O’Leary stresses that innovation does not happen in isolation. “They work hand in hand,” she said of the relationship between the lab and underwriting teams. “If the business is not at the table to talk about the output they need… we miss the mark.”

Underwriters understand risk. Lab teams understand technical possibility. The model only works when both sit together. “The data lab experts sit at the table and say, ‘We could do this, this, and this. What really makes sense for you?’ Then we can build a model off that,” she said. Solutions built without business input would fail to gain traction. “It’s very much driven by: what do you need, and how can we help you be smarter, go faster, and service the customer better?” O’Leary said.

Intact’s instinct is to build core capabilities internally. “Our reflex is to build it and own it internally,” O’Leary said. “We want to be able to control our data and move at the pace that matches our investment priorities.”

Still, she acknowledged the value of external providers. "We are not agnostic to the value of external vendors,” she said. External partners are viewed as accelerators - not substitutes. “At the end of the day, we would never heavily rely on external expertise, but we see it as an accelerator for things already underway internally,” she said.

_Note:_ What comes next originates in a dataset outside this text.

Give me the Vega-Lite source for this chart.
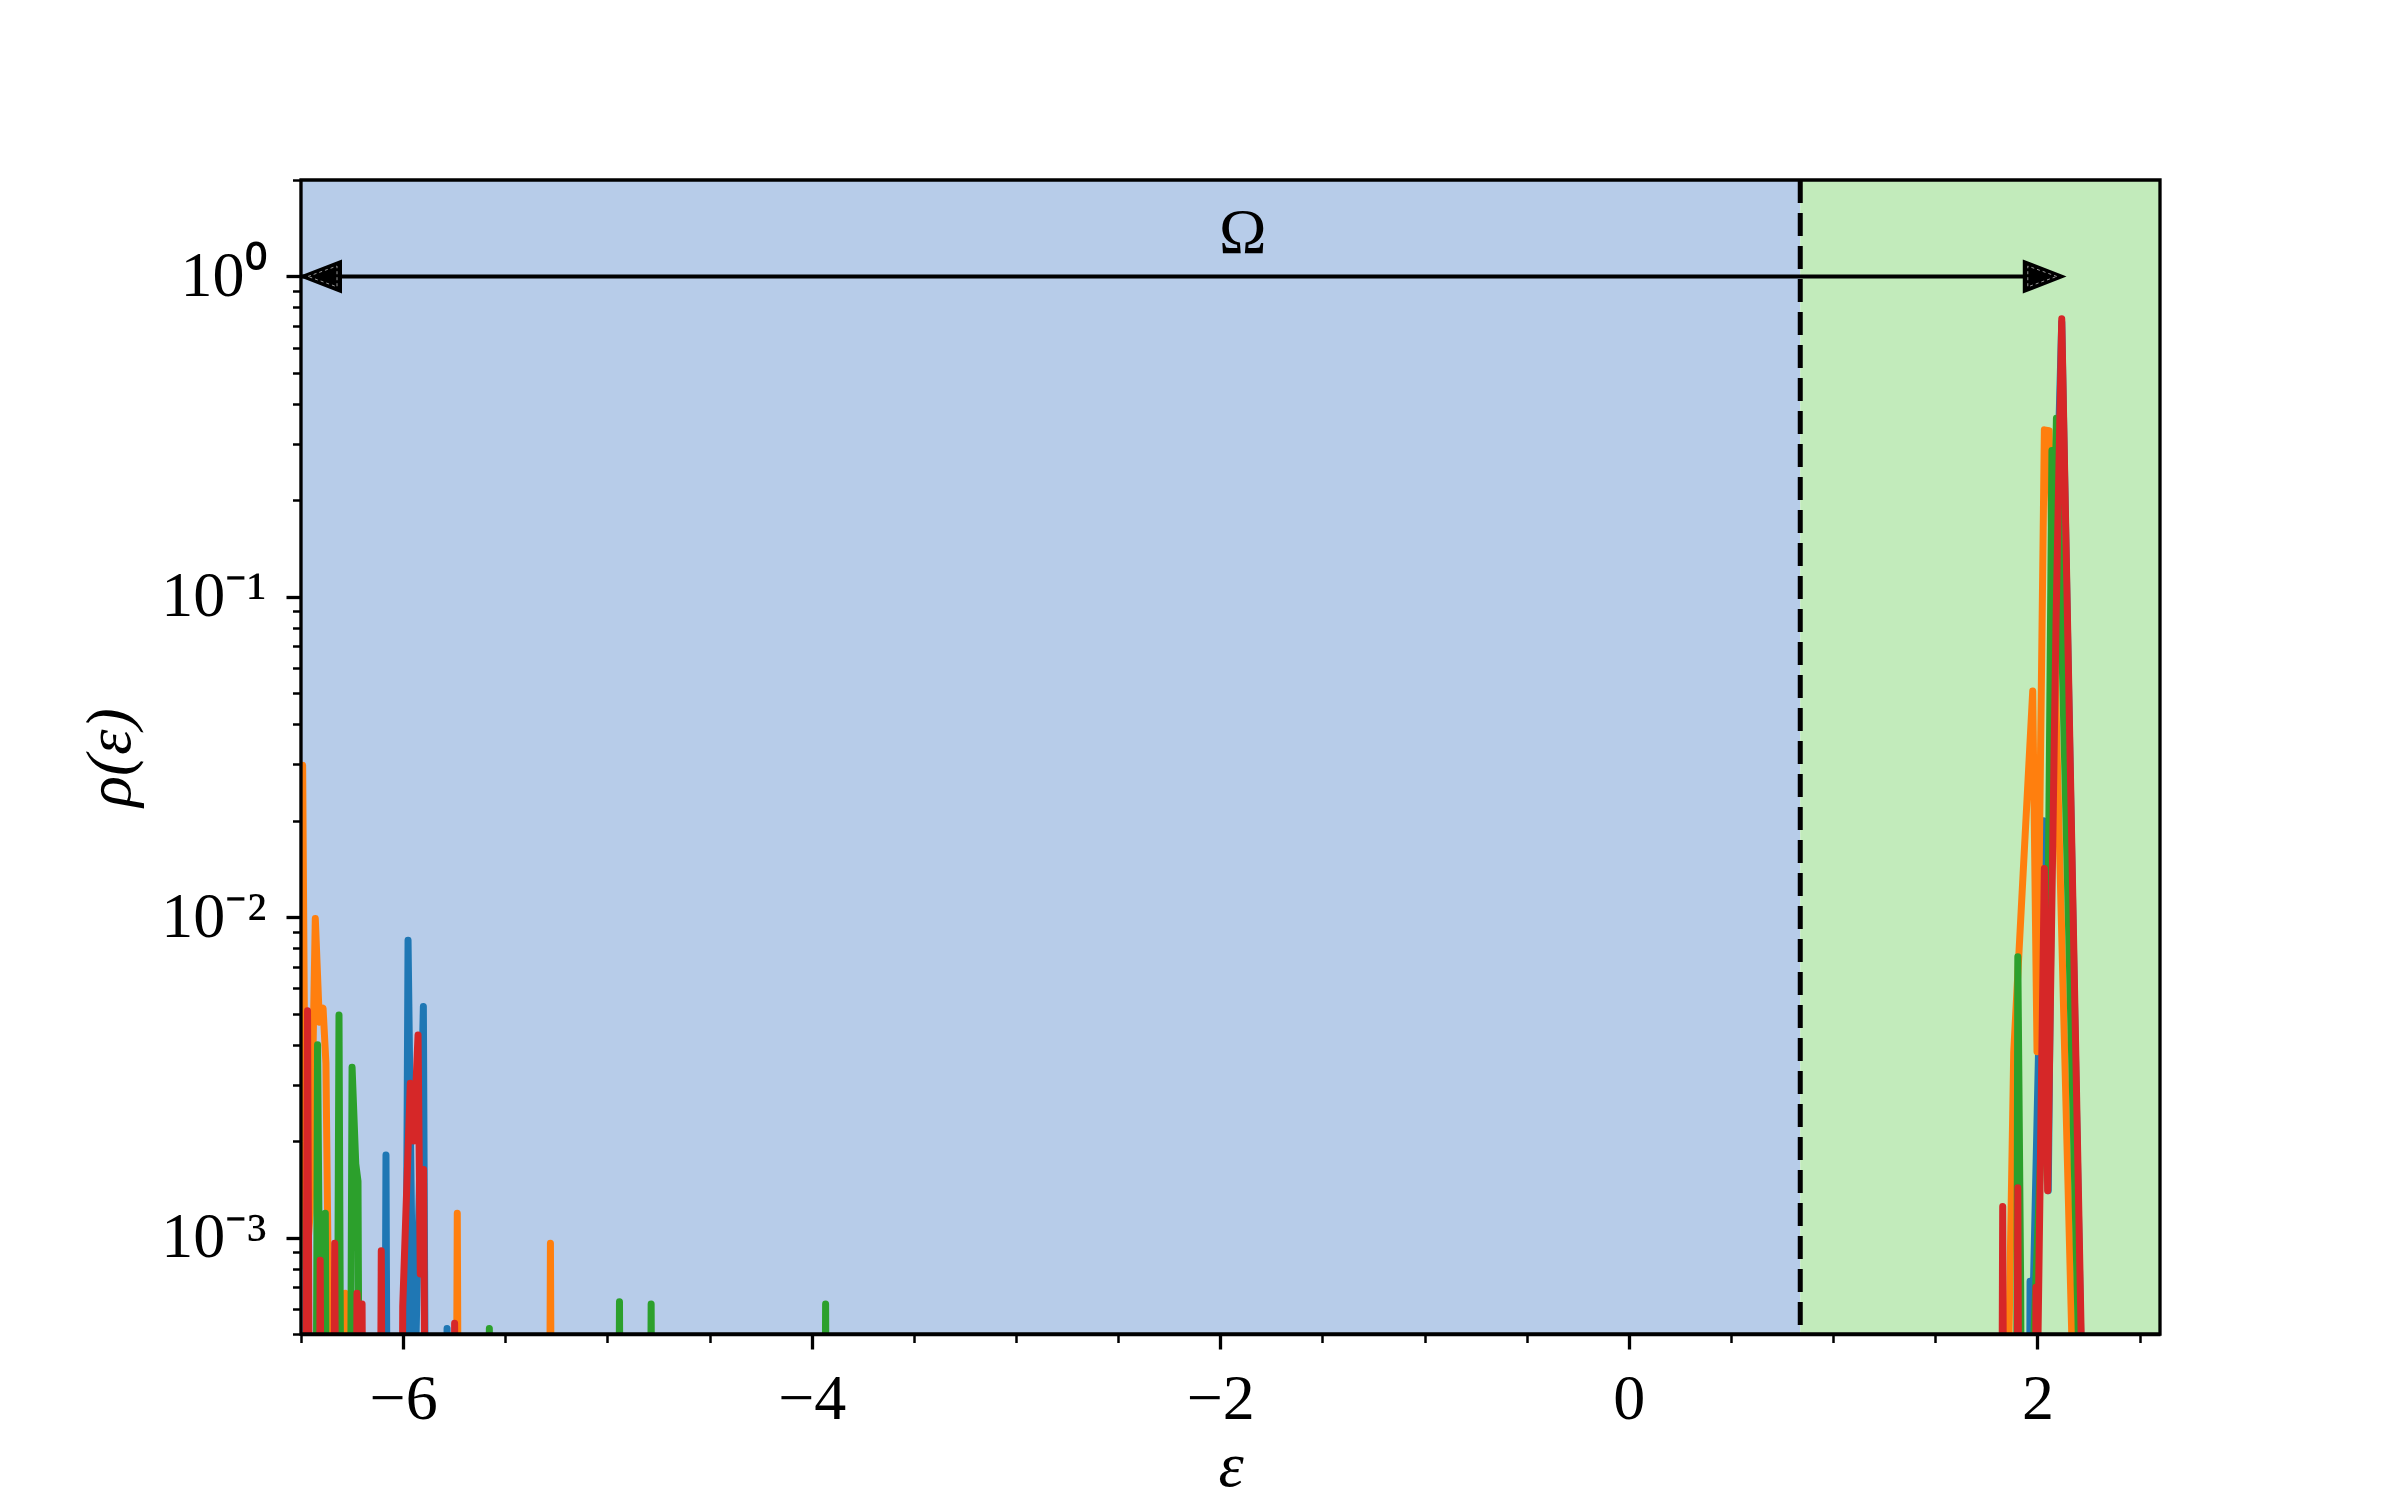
{
  "$schema": "https://vega.github.io/schema/vega-lite/v6.json",
  "autosize": {"type": "none"},
  "padding": {"left": 301, "top": 180, "right": 240, "bottom": 166},
  "width": 1859,
  "height": 1154,
  "background": "white",
  "config": {
    "view": {"stroke": null},
    "axis": {"grid": false, "zindex": 1}
  },
  "datasets": {
    "rho": [
      {"run": "1", "e": -6.5, "rho": 1e-5}, {"run": "1", "e": -6.098, "rho": 1e-5}, {"run": "1", "e": -6.084, "rho": 0.00181}, {"run": "1", "e": -6.07, "rho": 1e-5},
      {"run": "1", "e": -6.0, "rho": 1e-5}, {"run": "1", "e": -5.976, "rho": 0.00848}, {"run": "1", "e": -5.95, "rho": 0.0004}, {"run": "1", "e": -5.94, "rho": 0.0004},
      {"run": "1", "e": -5.901, "rho": 0.00526}, {"run": "1", "e": -5.881, "rho": 1e-5}, {"run": "1", "e": -5.797, "rho": 1e-5}, {"run": "1", "e": -5.785, "rho": 0.00052},
      {"run": "1", "e": -5.773, "rho": 1e-5}, {"run": "1", "e": 1.953, "rho": 1e-5}, {"run": "1", "e": 1.964, "rho": 0.00073}, {"run": "1", "e": 1.972, "rho": 0.0004},
      {"run": "1", "e": 2.03, "rho": 0.02}, {"run": "1", "e": 2.053, "rho": 0.0014}, {"run": "1", "e": 2.083, "rho": 0.105}, {"run": "1", "e": 2.119, "rho": 0.72},
      {"run": "1", "e": 2.212, "rho": 0.0005}, {"run": "1", "e": 2.22, "rho": 1e-5}, {"run": "1", "e": 2.6, "rho": 1e-5},

      {"run": "2", "e": -6.5, "rho": 0.002}, {"run": "2", "e": -6.492, "rho": 0.0298}, {"run": "2", "e": -6.475, "rho": 0.0008}, {"run": "2", "e": -6.455, "rho": 0.0012},
      {"run": "2", "e": -6.43, "rho": 0.0099}, {"run": "2", "e": -6.41, "rho": 0.0047}, {"run": "2", "e": -6.392, "rho": 0.0052}, {"run": "2", "e": -6.378, "rho": 0.0035},
      {"run": "2", "e": -6.368, "rho": 0.0009}, {"run": "2", "e": -6.355, "rho": 1e-5}, {"run": "2", "e": -6.295, "rho": 1e-5}, {"run": "2", "e": -6.283, "rho": 0.00067},
      {"run": "2", "e": -6.271, "rho": 1e-5}, {"run": "2", "e": -5.748, "rho": 1e-5}, {"run": "2", "e": -5.735, "rho": 0.00119}, {"run": "2", "e": -5.722, "rho": 1e-5},
      {"run": "2", "e": -5.292, "rho": 1e-5}, {"run": "2", "e": -5.279, "rho": 0.00096}, {"run": "2", "e": -5.266, "rho": 1e-5}, {"run": "2", "e": 1.855, "rho": 1e-5},
      {"run": "2", "e": 1.861, "rho": 0.0005}, {"run": "2", "e": 1.884, "rho": 0.0038}, {"run": "2", "e": 1.977, "rho": 0.0508}, {"run": "2", "e": 1.998, "rho": 0.0038},
      {"run": "2", "e": 2.034, "rho": 0.332}, {"run": "2", "e": 2.057, "rho": 0.33}, {"run": "2", "e": 2.168, "rho": 0.0005}, {"run": "2", "e": 2.175, "rho": 1e-5},
      {"run": "2", "e": 2.6, "rho": 1e-5},

      {"run": "3", "e": -6.5, "rho": 1e-5}, {"run": "3", "e": -6.433, "rho": 1e-5}, {"run": "3", "e": -6.419, "rho": 0.004}, {"run": "3", "e": -6.405, "rho": 0.0003},
      {"run": "3", "e": -6.381, "rho": 0.00119}, {"run": "3", "e": -6.366, "rho": 1e-5}, {"run": "3", "e": -6.332, "rho": 1e-5}, {"run": "3", "e": -6.314, "rho": 0.00495},
      {"run": "3", "e": -6.296, "rho": 1e-5}, {"run": "3", "e": -6.267, "rho": 1e-5}, {"run": "3", "e": -6.25, "rho": 0.0034}, {"run": "3", "e": -6.232, "rho": 0.0017},
      {"run": "3", "e": -6.221, "rho": 0.0015}, {"run": "3", "e": -6.206, "rho": 1e-5}, {"run": "3", "e": -5.59, "rho": 1e-5}, {"run": "3", "e": -5.578, "rho": 0.00052},
      {"run": "3", "e": -5.566, "rho": 1e-5}, {"run": "3", "e": -4.953, "rho": 1e-5}, {"run": "3", "e": -4.941, "rho": 0.00063}, {"run": "3", "e": -4.929, "rho": 1e-5},
      {"run": "3", "e": -4.798, "rho": 1e-5}, {"run": "3", "e": -4.786, "rho": 0.00062}, {"run": "3", "e": -4.774, "rho": 1e-5}, {"run": "3", "e": -3.944, "rho": 1e-5},
      {"run": "3", "e": -3.932, "rho": 0.00062}, {"run": "3", "e": -3.92, "rho": 1e-5}, {"run": "3", "e": 1.893, "rho": 1e-5}, {"run": "3", "e": 1.904, "rho": 0.00752},
      {"run": "3", "e": 1.918, "rho": 0.0007}, {"run": "3", "e": 1.93, "rho": 1e-5}, {"run": "3", "e": 1.978, "rho": 1e-5}, {"run": "3", "e": 1.983, "rho": 0.0005},
      {"run": "3", "e": 2.05, "rho": 0.007}, {"run": "3", "e": 2.071, "rho": 0.286}, {"run": "3", "e": 2.08, "rho": 0.12}, {"run": "3", "e": 2.093, "rho": 0.361},
      {"run": "3", "e": 2.2, "rho": 0.0005}, {"run": "3", "e": 2.207, "rho": 1e-5}, {"run": "3", "e": 2.6, "rho": 1e-5},

      {"run": "4", "e": -6.5, "rho": 1e-5}, {"run": "4", "e": -6.487, "rho": 1e-5}, {"run": "4", "e": -6.468, "rho": 0.0051}, {"run": "4", "e": -6.45, "rho": 1e-5},
      {"run": "4", "e": -6.42, "rho": 1e-5}, {"run": "4", "e": -6.406, "rho": 0.00085}, {"run": "4", "e": -6.392, "rho": 1e-5}, {"run": "4", "e": -6.35, "rho": 1e-5},
      {"run": "4", "e": -6.335, "rho": 0.00096}, {"run": "4", "e": -6.32, "rho": 1e-5}, {"run": "4", "e": -6.239, "rho": 1e-5}, {"run": "4", "e": -6.226, "rho": 0.00067},
      {"run": "4", "e": -6.214, "rho": 0.0004}, {"run": "4", "e": -6.201, "rho": 0.00062}, {"run": "4", "e": -6.188, "rho": 1e-5}, {"run": "4", "e": -6.121, "rho": 1e-5},
      {"run": "4", "e": -6.107, "rho": 0.00091}, {"run": "4", "e": -6.093, "rho": 1e-5}, {"run": "4", "e": -6.014, "rho": 1e-5}, {"run": "4", "e": -6.002, "rho": 0.00061},
      {"run": "4", "e": -5.965, "rho": 0.00303}, {"run": "4", "e": -5.949, "rho": 0.002}, {"run": "4", "e": -5.927, "rho": 0.00429}, {"run": "4", "e": -5.916, "rho": 0.00077},
      {"run": "4", "e": -5.9, "rho": 0.00163}, {"run": "4", "e": -5.881, "rho": 1e-5}, {"run": "4", "e": -5.76, "rho": 1e-5}, {"run": "4", "e": -5.748, "rho": 0.00054},
      {"run": "4", "e": -5.736, "rho": 1e-5}, {"run": "4", "e": 1.818, "rho": 1e-5}, {"run": "4", "e": 1.83, "rho": 0.00125}, {"run": "4", "e": 1.842, "rho": 1e-5},
      {"run": "4", "e": 1.893, "rho": 1e-5}, {"run": "4", "e": 1.904, "rho": 0.00143}, {"run": "4", "e": 1.916, "rho": 1e-5}, {"run": "4", "e": 1.983, "rho": 1e-5},
      {"run": "4", "e": 1.993, "rho": 0.0007}, {"run": "4", "e": 2.003, "rho": 0.0005}, {"run": "4", "e": 2.034, "rho": 0.0142}, {"run": "4", "e": 2.05, "rho": 0.0014},
      {"run": "4", "e": 2.091, "rho": 0.083}, {"run": "4", "e": 2.119, "rho": 0.738}, {"run": "4", "e": 2.214, "rho": 0.0005}, {"run": "4", "e": 2.222, "rho": 1e-5},
      {"run": "4", "e": 2.6, "rho": 1e-5}
    ]
  },
  "layer": [
    {
      "data": {"values": [{"from": -6.5, "to": 0.839}]},
      "mark": {"type": "rect", "fill": "#b7cce9"},
      "encoding": {
        "x": {"field": "from", "type": "quantitative", "scale": {"domain": [-6.5, 2.6], "nice": false, "zero": false},
          "title": "ε",
          "axis": {
            "values": [-6.5, -6, -5.5, -5, -4.5, -4, -3.5, -3, -2.5, -2, -1.5, -1, -0.5, 0, 0.5, 1, 1.5, 2, 2.5],
            "labelExpr": "abs(datum.value % 2) < 0.001 ? (datum.value < 0 ? '−' + abs(datum.value) : '' + datum.value) : ''",
            "labelFont": "Liberation Serif", "labelFontSize": 64, "labelColor": "black", "labelPadding": 18,
            "labelOverlap": false, "labelBound": false, "labelFlush": false,
            "domainColor": "black", "domainWidth": 3.3,
            "tickColor": "black",
            "tickSize": {"condition": {"test": "abs(datum.value % 2) < 0.001", "value": 15}, "value": 8.5},
            "tickWidth": {"condition": {"test": "abs(datum.value % 2) < 0.001", "value": 3.3}, "value": 2.5},
            "titleFont": "Liberation Serif", "titleFontSize": 64, "titleFontStyle": "italic", "titleFontWeight": "normal", "titleColor": "black",
            "titleBaseline": "top", "titleY": 100
          }
        },
        "x2": {"field": "to"}
      }
    },
    {
      "data": {"values": [{"from": 0.839, "to": 2.6}]},
      "mark": {"type": "rect", "fill": "#c2ebbb"},
      "encoding": {
        "x": {"field": "from", "type": "quantitative"},
        "x2": {"field": "to"}
      }
    },
    {
      "data": {"name": "rho"},
      "mark": {"type": "line", "strokeWidth": 7, "strokeJoin": "round", "strokeCap": "butt", "clip": true},
      "encoding": {
        "x": {"field": "e", "type": "quantitative"},
        "y": {"field": "rho", "type": "quantitative",
          "scale": {"type": "log", "domain": [0.0005, 2], "nice": false},
          "title": "ρ(ε)",
          "axis": {
            "values": [0.0005, 0.0006, 0.0007, 0.0008, 0.0009, 0.001, 0.002, 0.003, 0.004, 0.005, 0.006, 0.007, 0.008, 0.009, 0.01, 0.02, 0.03, 0.04, 0.05, 0.06, 0.07, 0.08, 0.09, 0.1, 0.2, 0.3, 0.4, 0.5, 0.6, 0.7, 0.8, 0.9, 1, 2],
            "labelExpr": "abs(log(datum.value)/LN10 - round(log(datum.value)/LN10)) < 0.001 ? (round(log(datum.value)/LN10) == 0 ? '10⁰' : round(log(datum.value)/LN10) == -1 ? '10⁻¹' : round(log(datum.value)/LN10) == -2 ? '10⁻²' : '10⁻³') : ''",
            "labelFont": "Liberation Serif", "labelFontSize": 64, "labelColor": "black", "labelPadding": 20,
            "labelOverlap": false, "labelBound": false, "labelFlush": false,
            "domainColor": "black", "domainWidth": 3.3,
            "tickColor": "black",
            "tickSize": {"condition": {"test": "abs(log(datum.value)/LN10 - round(log(datum.value)/LN10)) < 0.001", "value": 15}, "value": 8.5},
            "tickWidth": {"condition": {"test": "abs(log(datum.value)/LN10 - round(log(datum.value)/LN10)) < 0.001", "value": 3.3}, "value": 2.5},
            "titleFont": "Liberation Serif", "titleFontSize": 64, "titleFontStyle": "italic", "titleFontWeight": "normal", "titleColor": "black", "titlePadding": 18
          }
        },
        "color": {"field": "run", "type": "nominal", "legend": null,
          "scale": {"domain": ["1", "2", "3", "4"], "range": ["#1f77b4", "#ff7f0e", "#2ca02c", "#d62728"]}}
      }
    },
    {
      "data": {"values": [{"e": 0.839}]},
      "mark": {"type": "rule", "stroke": "black", "strokeWidth": 5, "strokeDash": [23, 10]},
      "encoding": {"x": {"field": "e", "type": "quantitative"}}
    },
    {
      "data": {"values": [{"from": -6.5, "to": 2.1, "rho": 1}]},
      "mark": {"type": "rule", "stroke": "black", "strokeWidth": 4},
      "encoding": {
        "x": {"field": "from", "type": "quantitative"},
        "x2": {"field": "to"},
        "y": {"field": "rho", "type": "quantitative"}
      }
    },
    {
      "data": {"values": [{"e": -6.5, "rho": 1}]},
      "mark": {"type": "point", "shape": "M0,0L2,-0.78L2,0.78Z", "size": 1600, "filled": true, "fill": "black", "stroke": "black", "strokeWidth": 2, "opacity": 1},
      "encoding": {
        "x": {"field": "e", "type": "quantitative"},
        "y": {"field": "rho", "type": "quantitative"}
      }
    },
    {
      "data": {"values": [{"e": -6.5, "rho": 1}]},
      "mark": {"type": "point", "shape": "M0.35,0L1.8,-0.52L1.8,0.52Z", "size": 1600, "filled": false, "stroke": "white", "strokeWidth": 1, "strokeDash": [3, 3], "opacity": 0.6},
      "encoding": {
        "x": {"field": "e", "type": "quantitative"},
        "y": {"field": "rho", "type": "quantitative"}
      }
    },
    {
      "data": {"values": [{"e": 2.129, "rho": 1}]},
      "mark": {"type": "point", "shape": "M0,0L-2,-0.78L-2,0.78Z", "size": 1600, "filled": true, "fill": "black", "stroke": "black", "strokeWidth": 2, "opacity": 1},
      "encoding": {
        "x": {"field": "e", "type": "quantitative"},
        "y": {"field": "rho", "type": "quantitative"}
      }
    },
    {
      "data": {"values": [{"e": 2.129, "rho": 1}]},
      "mark": {"type": "point", "shape": "M-0.35,0L-1.8,-0.52L-1.8,0.52Z", "size": 1600, "filled": false, "stroke": "white", "strokeWidth": 1, "strokeDash": [3, 3], "opacity": 0.6},
      "encoding": {
        "x": {"field": "e", "type": "quantitative"},
        "y": {"field": "rho", "type": "quantitative"}
      }
    },
    {
      "data": {"values": [{"e": -1.89, "rho": 1.36, "label": "Ω"}]},
      "mark": {"type": "text", "font": "Liberation Serif", "fontSize": 64, "color": "black", "align": "center", "baseline": "middle"},
      "encoding": {
        "x": {"field": "e", "type": "quantitative"},
        "y": {"field": "rho", "type": "quantitative"},
        "text": {"field": "label"}
      }
    },
    {
      "data": {"values": [{"x0": -6.5, "x1": 2.6, "y0": 0.0005, "y1": 2}]},
      "mark": {"type": "rect", "fill": null, "fillOpacity": 0, "stroke": "black", "strokeWidth": 3.3},
      "encoding": {
        "x": {"field": "x0", "type": "quantitative"},
        "x2": {"field": "x1"},
        "y": {"field": "y0", "type": "quantitative"},
        "y2": {"field": "y1"}
      }
    }
  ]
}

Technology, she suggested, is not the hardest part. “The biggest challenge is the speed of adaptation and adoption,” O’Leary said. “You’re asking businesses and individuals to work in different ways, in new ways, and to get out of their comfort zones.”

Transformation requires early engagement. “If you just put something in front of them and ask them to adapt to it, that’s very difficult,” she said. Instead, teams were brought into discussions at the outset.

“When you think about transformation, it starts at the beginning with everybody who needs to be involved and who will be impacted by it,” she said. Internal co-pilot tools illustrated the shift. Once employees used them, resistance faded.

“Once people are using it, they see what it can do and what it can deliver, and it’s pretty amazing,” she said. The long-term differentiator is alignment – technical capability matched with frontline expertise. “They may not be experts in AI, but they’re experts in their business,” she said. “You just have to figure out how to build it in ways that match what they see as a differentiator, an accelerator, and a supporter for them.”